* **REQUIREMENTS**:
Everything from the first line of the data through the line with "0.81,0.82,0.83,0.84,0.85,0.86,0.87,0.88,0.89,0.90,0.91];" is to be echoed exactly, minus the pictures.

■ ■ ■ ■

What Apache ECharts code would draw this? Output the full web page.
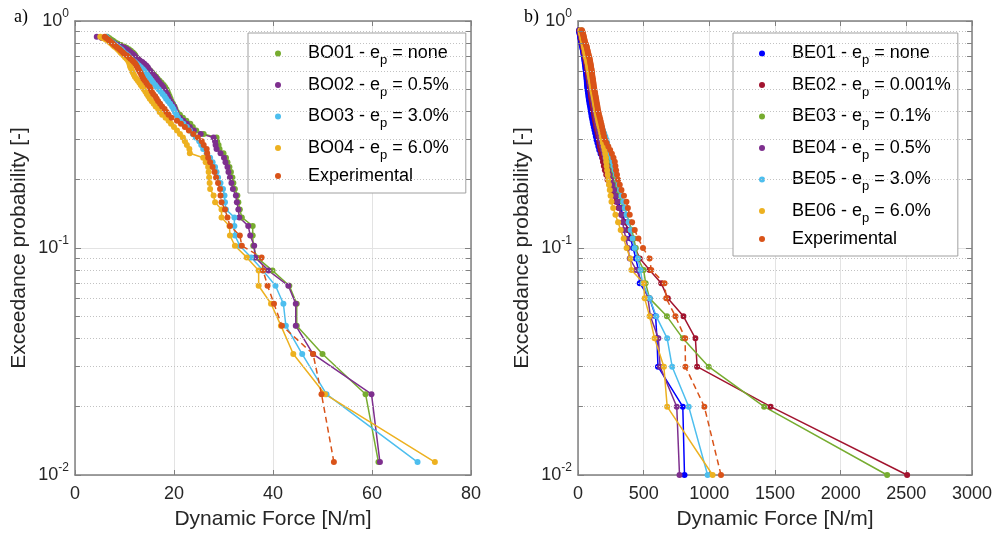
<!DOCTYPE html>
<html><head><meta charset="utf-8">
<script src="https://cdn.jsdelivr.net/npm/echarts@6/dist/echarts.min.js"></script>
<style>html,body{margin:0;padding:0;background:#fff}#c{width:995px;height:535px}</style>
</head><body><div id="c"></div>
<script>
// exceedance probabilities (plotting positions) for each panel
const probL = [0.0114,0.0227,0.0341,0.0455,0.0568,0.0682,0.0795,0.0909,0.1023,0.1136,
0.125,0.1364,0.1477,0.1591,0.1705,0.1818,0.1932,0.2045,0.2159,0.2273,
0.2386,0.25,0.2614,0.2727,0.2841,0.2955,0.3068,0.3182,0.3295,0.3409,
0.3523,0.3636,0.375,0.3864,0.3977,0.4091,0.4205,0.4318,0.4432,0.4545,
0.4659,0.4773,0.4886,0.5,0.5114,0.5227,0.5341,0.5455,0.5568,0.5682,
0.5795,0.5909,0.6023,0.6136,0.625,0.6364,0.6477,0.6591,0.6705,0.6818,
0.6932,0.7045,0.7159,0.7273,0.7386,0.75,0.7614,0.7727,0.7841,0.7955,
0.8068,0.8182,0.8295,0.8409,0.8523];
const probR = [0.01,0.02,0.03,0.04,0.05,0.06,0.07,0.08,0.09,0.10,
0.11,0.12,0.13,0.14,0.15,0.16,0.17,0.18,0.19,0.20,
0.21,0.22,0.23,0.24,0.25,0.26,0.27,0.28,0.29,0.30,
0.31,0.32,0.33,0.34,0.35,0.36,0.37,0.38,0.39,0.40,
0.41,0.42,0.43,0.44,0.45,0.46,0.47,0.48,0.49,0.50,
0.51,0.52,0.53,0.54,0.55,0.56,0.57,0.58,0.59,0.60,
0.61,0.62,0.63,0.64,0.65,0.66,0.67,0.68,0.69,0.70,
0.71,0.72,0.73,0.74,0.75,0.76,0.77,0.78,0.79,0.80,
0.81,0.82,0.83,0.84,0.85,0.86,0.87,0.88,0.89,0.90,0.91];

// panel a) Dynamic force [N/m]
const namesL = ['BO01 - e_p = none','BO02 - e_p = 0.5%','BO03 - e_p = 3.0%','BO04 - e_p = 6.0%','Experimental'];
const BO01 = [61.3,58.7,50.0,44.8,44.8,43.3,39.9,36.7,36.0,35.9,
35.9,33.7,33.3,33.0,32.8,32.3,32.0,31.8,31.5,31.2,
30.8,30.5,30.0,29.2,29.0,28.7,28.6,26.0,24.5,23.8,
23.3,22.5,21.8,21.2,20.6,20.3,20.1,19.8,19.5,19.3,
19.1,18.9,18.7,18.5,18.2,17.9,17.5,17.1,16.7,16.4,
16.0,15.6,15.3,14.9,14.6,14.2,13.8,13.4,13.0,12.7,
12.4,12.2,12.0,11.7,11.3,10.9,10.4,9.9,9.3,8.6,
8.1,7.7,7.3,6.9,6.5];
const BO02 = [61.6,59.9,48.1,44.6,44.6,43.1,39.1,36.4,36.2,35.4,
35.0,33.2,33.0,32.7,32.5,31.9,31.6,31.3,31.0,30.8,
30.4,30.1,29.4,28.6,28.4,28.3,28.0,25.4,24.0,23.2,
22.6,21.9,21.2,20.6,20.4,20.2,20.0,19.6,19.3,19.0,
18.8,18.6,18.3,18.0,17.8,17.5,17.1,16.8,16.5,16.2,
15.8,15.5,15.2,14.9,14.7,14.4,14.0,13.6,13.1,12.7,
12.3,12.0,11.7,11.3,10.9,10.5,10.0,9.4,8.7,8.0,
7.5,7.0,6.4,5.4,4.4];
const BO03 = [69.2,50.8,45.9,42.6,42.1,40.5,38.0,35.6,33.3,32.3,
32.2,32.2,30.5,30.3,30.2,29.9,29.4,28.9,28.6,28.3,
27.8,27.3,26.6,25.9,25.5,25.1,24.4,23.8,23.2,22.6,
21.9,21.3,20.8,20.5,20.2,19.9,19.6,19.2,18.8,18.4,
18.1,17.7,17.3,16.9,16.5,16.2,15.8,15.5,15.2,14.9,
14.6,14.3,14.0,13.7,13.3,12.9,12.5,12.1,11.7,11.3,
11.0,10.7,10.3,9.9,9.6,9.3,8.9,8.6,8.2,7.8,
7.4,7.0,6.7,6.5,6.3];
const BO04 = [72.7,50.5,44.1,41.6,39.6,37.1,37.1,34.7,32.3,31.3,
31.2,29.6,29.6,28.3,28.0,27.3,27.2,27.1,27.0,26.9,
26.4,25.9,23.2,23.1,22.6,22.2,21.8,21.2,20.6,20.0,
19.4,18.9,18.3,17.6,17.1,16.8,16.3,15.9,15.5,15.1,
14.8,14.5,14.2,13.9,13.6,13.3,13.0,12.7,12.4,12.1,
11.9,11.7,11.5,11.4,11.2,11.1,11.0,10.9,10.7,10.4,
10.1,9.8,9.5,9.2,8.9,8.6,8.3,7.9,7.6,7.3,
7.0,6.7,6.2,5.6,5.1];
const EXP_L = [52.3,49.8,48.1,41.8,40.2,38.9,38.0,37.7,33.7,33.3,
31.3,30.8,30.3,29.6,29.4,29.3,28.9,28.5,28.2,27.8,
27.3,26.9,26.7,26.6,26.0,25.6,24.8,23.9,23.0,22.2,
21.4,20.6,19.5,18.9,18.5,18.1,17.6,17.2,16.8,16.5,
16.2,15.8,15.5,15.3,15.1,14.7,14.4,14.1,13.8,13.6,
13.4,13.2,13.0,12.8,12.6,12.4,12.2,11.9,11.6,11.2,
10.9,10.5,10.0,9.7,9.3,9.0,8.6,8.3,7.9,7.6,
7.3,7.0,6.7,6.3,6.0];

// panel b)
const namesR = ['BE01 - e_p = none','BE02 - e_p = 0.001%','BE03 - e_p = 0.1%','BE04 - e_p = 0.5%','BE05 - e_p = 3.0%','BE06 - e_p = 6.0%','Experimental'];
const BE01 = [811,798,609,601,591,545,470,460,440,420,
400,380,360,340,325,305,290,280,265,252,
238,225,212,198,185,172,162,155,148,141,
136,131,126,121,116,112,108,104,101,98,
95,92,89,86,83,81,79,77,75,72,
71,69,68,67,66,65,64,62,61,60,
58,57,55,54,52,51,49,48,46,45,
43,41,40,38,36,34,32,30,28,25,
24,22,21,19,17,16,14,12,11,9,8];
const BE02 = [2506,1467,907,894,803,684,634,545,470,435,
410,385,355,330,310,290,272,255,240,225,
215,205,197,190,185,178,172,167,163,160,
155,150,145,140,136,132,128,125,122,119,
116,113,110,107,104,101,99,97,95,93,
91,89,87,85,83,81,79,77,75,73,
71,69,67,65,63,61,59,57,55,53,
51,49,47,45,43,41,39,37,35,33,
31,29,27,25,23,21,19,17,15,13,11];
const BE03 = [2354,1417,995,798,677,545,515,500,457,440,
425,410,390,370,352,335,317,300,287,275,
265,255,246,238,230,221,213,205,197,190,
185,179,174,168,163,158,153,148,144,140,
137,134,131,128,125,122,119,116,113,110,
108,105,103,100,98,95,93,90,88,85,
83,81,79,77,75,72,70,67,64,62,
60,58,56,54,52,50,48,46,44,42,
40,38,36,34,32,30,28,26,24,22,20];
const BE04 = [773,752,625,612,551,533,492,444,394,380,
365,350,340,330,315,300,287,275,262,250,
240,230,222,213,205,198,191,184,177,170,
165,160,155,150,146,142,139,136,133,130,
127,124,121,118,115,112,109,106,103,100,
98,95,93,91,89,87,85,84,82,80,
78,76,74,72,70,67,65,62,60,57,
55,53,51,49,47,45,43,41,39,37,
35,33,31,29,27,25,23,21,19,17,15];
const BE05 = [987,843,717,679,596,545,492,475,455,430,
415,400,385,370,357,345,332,320,310,300,
290,280,270,262,255,245,236,228,222,217,
208,199,190,182,175,169,163,158,154,150,
147,144,141,138,135,132,129,126,123,120,
117,115,112,110,107,105,102,100,97,95,
92,90,87,85,82,80,77,75,72,70,
68,65,63,61,59,57,54,52,49,46,
44,42,40,38,36,34,32,30,28,27,25];
const BE06 = [1025,679,654,583,545,508,500,407,399,370,
348,325,305,285,268,255,248,242,236,230,
226,222,218,215,212,207,202,196,190,185,
181,177,172,166,160,155,151,147,143,139,
136,133,130,127,124,121,118,115,112,109,
107,104,102,99,97,94,92,89,87,84,
82,80,78,76,74,71,69,66,63,61,
59,57,55,53,51,49,47,45,43,41,
39,37,35,33,31,29,27,25,23,21,19];
const EXP_R = [1089,962,818,816,742,672,659,558,545,495,
460,432,412,394,380,369,350,331,318,305,
297,290,285,280,270,258,245,231,218,205,
199,193,188,183,179,174,169,164,159,154,
151,148,145,142,139,136,133,130,127,124,
122,120,118,116,114,112,110,108,107,105,
103,101,99,97,95,93,91,89,86,83,
80,78,75,73,70,68,66,63,60,55,
52,50,48,46,44,42,40,37,35,33,30];

// axis ticks
const xTicksL = [0,20,40,60,80];
const xTicksR = [0,500,1000,1500,2000,2500,3000];
const yRange = [0.01, 1];
const minorY = [0.02,0.03,0.04,0.05,0.06,0.07,0.08,0.09,0.2,0.3,0.4,0.5,0.6,0.7,0.8,0.9];

const colorsL = ['#77AC30','#7E2F8E','#4DBEEE','#EDB120','#D95319'];
const colorsR = ['#0000FF','#A2142F','#77AC30','#7E2F8E','#4DBEEE','#EDB120','#D95319'];
const valsL = [BO01,BO02,BO03,BO04,EXP_L];
const valsR = [BE01,BE02,BE03,BE04,BE05,BE06,EXP_R];

const FONT = '"Liberation Sans", Arial, Helvetica, sans-serif';
const TXT = '#262626';
const AX = '#808080';

function xAxisPair(g, ticks) {
  const min = ticks[0], max = ticks[ticks.length-1], interval = ticks[1]-ticks[0];
  return [{
    gridIndex: g, type: 'value', min, max, interval, position: 'bottom',
    name: 'Dynamic Force [N/m]', nameLocation: 'middle', nameGap: 34,
    nameTextStyle: {fontSize: 21, color: TXT, fontFamily: FONT},
    axisLine: {onZero: false, lineStyle: {color: AX, width: 1.5}},
    axisTick: {inside: true, length: 5, lineStyle: {color: AX}},
    axisLabel: {fontSize: 18, color: TXT, margin: 10, fontFamily: FONT, formatter: v => String(v)},
    splitLine: {show: true, lineStyle: {color: '#e3e3e3', width: 1}}
  }, {
    gridIndex: g, type: 'value', min, max, interval, position: 'top',
    axisLine: {onZero: false, lineStyle: {color: AX, width: 1.5}},
    axisTick: {inside: true, length: 5, lineStyle: {color: AX}},
    axisLabel: {show: false}, splitLine: {show: false}
  }];
}
function yFmt(v) { const e = Math.round(Math.log10(v)); return '{b|10}{s|' + e + '}'; }
function yAxisPair(g) {
  return [{
    gridIndex: g, type: 'log', logBase: 10, min: yRange[0], max: yRange[1], position: 'left',
    name: 'Exceedance probability [-]', nameLocation: 'middle', nameGap: 45,
    nameTextStyle: {fontSize: 21, color: TXT, fontFamily: FONT},
    axisLine: {onZero: false, lineStyle: {color: AX, width: 1.5}},
    axisTick: {inside: true, length: 6, lineStyle: {color: AX}},
    axisLabel: {formatter: yFmt, margin: 6, rich: {
      b: {fontSize: 18, color: TXT, fontFamily: FONT},
      s: {fontSize: 12, color: TXT, fontFamily: FONT, padding: [0,0,14,0]}}},
    splitLine: {show: true, lineStyle: {color: '#e3e3e3', width: 1}}
  }, {
    gridIndex: g, type: 'log', logBase: 10, min: yRange[0], max: yRange[1], position: 'right',
    axisLine: {onZero: false, lineStyle: {color: AX, width: 1.5}},
    axisTick: {inside: true, length: 6, lineStyle: {color: AX}},
    axisLabel: {show: false}, splitLine: {show: false}
  }];
}
function makeSeries(names, vals, colors, probs, axIdx) {
  return names.map((n, i) => ({
    name: n, type: 'line', xAxisIndex: axIdx, yAxisIndex: axIdx,
    data: vals[i].map((v, j) => [v, probs[j]]),
    symbol: 'circle', symbolSize: 6, showSymbol: true,
    itemStyle: {color: colors[i], borderWidth: 0},
    lineStyle: {color: colors[i], width: 1.5, type: n === 'Experimental' ? [6,4] : 'solid'},
    z: 3
  }));
}
function gridMinor(axIdx) {
  return {
    type: 'line', xAxisIndex: axIdx, yAxisIndex: axIdx, data: [], silent: true, z: 1,
    markLine: {
      silent: true, symbol: 'none', label: {show: false}, animation: false,
      lineStyle: {color: '#c2c2c2', type: [1,2], width: 1},
      data: minorY.map(v => ({yAxis: v}))
    }
  };
}
function minorTicks(axIdx, xmax) {
  const t = xmax * 0.0125;
  const d = [];
  minorY.forEach(v => {
    d.push([{coord: [0, v]}, {coord: [t, v]}]);
    d.push([{coord: [xmax - t, v]}, {coord: [xmax, v]}]);
  });
  return {
    type: 'line', xAxisIndex: axIdx, yAxisIndex: axIdx, data: [], silent: true, z: 1,
    markLine: {silent: true, symbol: 'none', label: {show: false}, animation: false,
      lineStyle: {color: AX, type: 'solid', width: 1}, data: d}
  };
}
function legendFmt(name) { return name.replace('e_p', 'e{sub|p}'); }
function legend(left, data, pad) {
  return {
    orient: 'vertical', left: left, top: 33, padding: pad, itemWidth: 50, itemHeight: 6,
    itemGap: 4.5, icon: 'circle', backgroundColor: '#fff', borderColor: '#a0a0a0', borderWidth: 1,
    selectedMode: false, data: data, formatter: legendFmt,
    textStyle: {fontSize: 18, color: '#000', fontFamily: FONT, lineHeight: 20,
      rich: {sub: {fontSize: 13, lineHeight: 13, color: '#000', fontFamily: FONT, padding: [14,0,0,0]}}}
  };
}

const xa = [...xAxisPair(0, xTicksL), ...xAxisPair(1, xTicksR)];
const ya = [...yAxisPair(0), ...yAxisPair(1)];

const option = {
  animation: false,
  backgroundColor: '#fff',
  textStyle: {fontFamily: FONT},
  title: [
    {text: 'a)', left: 9, top: 3, textStyle: {fontFamily: '"Liberation Serif", "Times New Roman", serif', fontSize: 18, fontWeight: 'normal', color: '#000'}},
    {text: 'b)', left: 519, top: 3, textStyle: {fontFamily: '"Liberation Serif", "Times New Roman", serif', fontSize: 18, fontWeight: 'normal', color: '#000'}}
  ],
  grid: [
    {left: 75, top: 21, width: 396, height: 457, containLabel: false},
    {left: 578, top: 21, width: 396, height: 457, containLabel: false}
  ],
  xAxis: xa,
  yAxis: ya,
  legend: [legend(248, namesL, [7,17,7,27]), legend(733, namesR, [7,7,7,26])],
  series: [
    gridMinor(0), minorTicks(0, 80),
    gridMinor(2), minorTicks(2, 3000),
    ...makeSeries(namesL, valsL, colorsL, probL, 0),
    ...makeSeries(namesR, valsR, colorsR, probR, 2)
  ]
};
const chart = echarts.init(document.getElementById('c'), null, {renderer: 'canvas'});
chart.setOption(option);
</script>
</body></html>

■ ■ ■ ■

* **RESPONSE TO THIS EXERCISE**:
What Apache ECharts code would draw this? Output the full web page.
<!DOCTYPE html>
<html><head><meta charset="utf-8">
<script src="https://cdn.jsdelivr.net/npm/echarts@6/dist/echarts.min.js"></script>
<style>html,body{margin:0;padding:0;background:#fff}#c{width:995px;height:535px}</style>
</head><body><div id="c"></div>
<script>
// exceedance probabilities (plotting positions) for each panel
const probL = [0.0114,0.0227,0.0341,0.0455,0.0568,0.0682,0.0795,0.0909,0.1023,0.1136,
0.125,0.1364,0.1477,0.1591,0.1705,0.1818,0.1932,0.2045,0.2159,0.2273,
0.2386,0.25,0.2614,0.2727,0.2841,0.2955,0.3068,0.3182,0.3295,0.3409,
0.3523,0.3636,0.375,0.3864,0.3977,0.4091,0.4205,0.4318,0.4432,0.4545,
0.4659,0.4773,0.4886,0.5,0.5114,0.5227,0.5341,0.5455,0.5568,0.5682,
0.5795,0.5909,0.6023,0.6136,0.625,0.6364,0.6477,0.6591,0.6705,0.6818,
0.6932,0.7045,0.7159,0.7273,0.7386,0.75,0.7614,0.7727,0.7841,0.7955,
0.8068,0.8182,0.8295,0.8409,0.8523];
const probR = [0.01,0.02,0.03,0.04,0.05,0.06,0.07,0.08,0.09,0.10,
0.11,0.12,0.13,0.14,0.15,0.16,0.17,0.18,0.19,0.20,
0.21,0.22,0.23,0.24,0.25,0.26,0.27,0.28,0.29,0.30,
0.31,0.32,0.33,0.34,0.35,0.36,0.37,0.38,0.39,0.40,
0.41,0.42,0.43,0.44,0.45,0.46,0.47,0.48,0.49,0.50,
0.51,0.52,0.53,0.54,0.55,0.56,0.57,0.58,0.59,0.60,
0.61,0.62,0.63,0.64,0.65,0.66,0.67,0.68,0.69,0.70,
0.71,0.72,0.73,0.74,0.75,0.76,0.77,0.78,0.79,0.80,
0.81,0.82,0.83,0.84,0.85,0.86,0.87,0.88,0.89,0.90,0.91];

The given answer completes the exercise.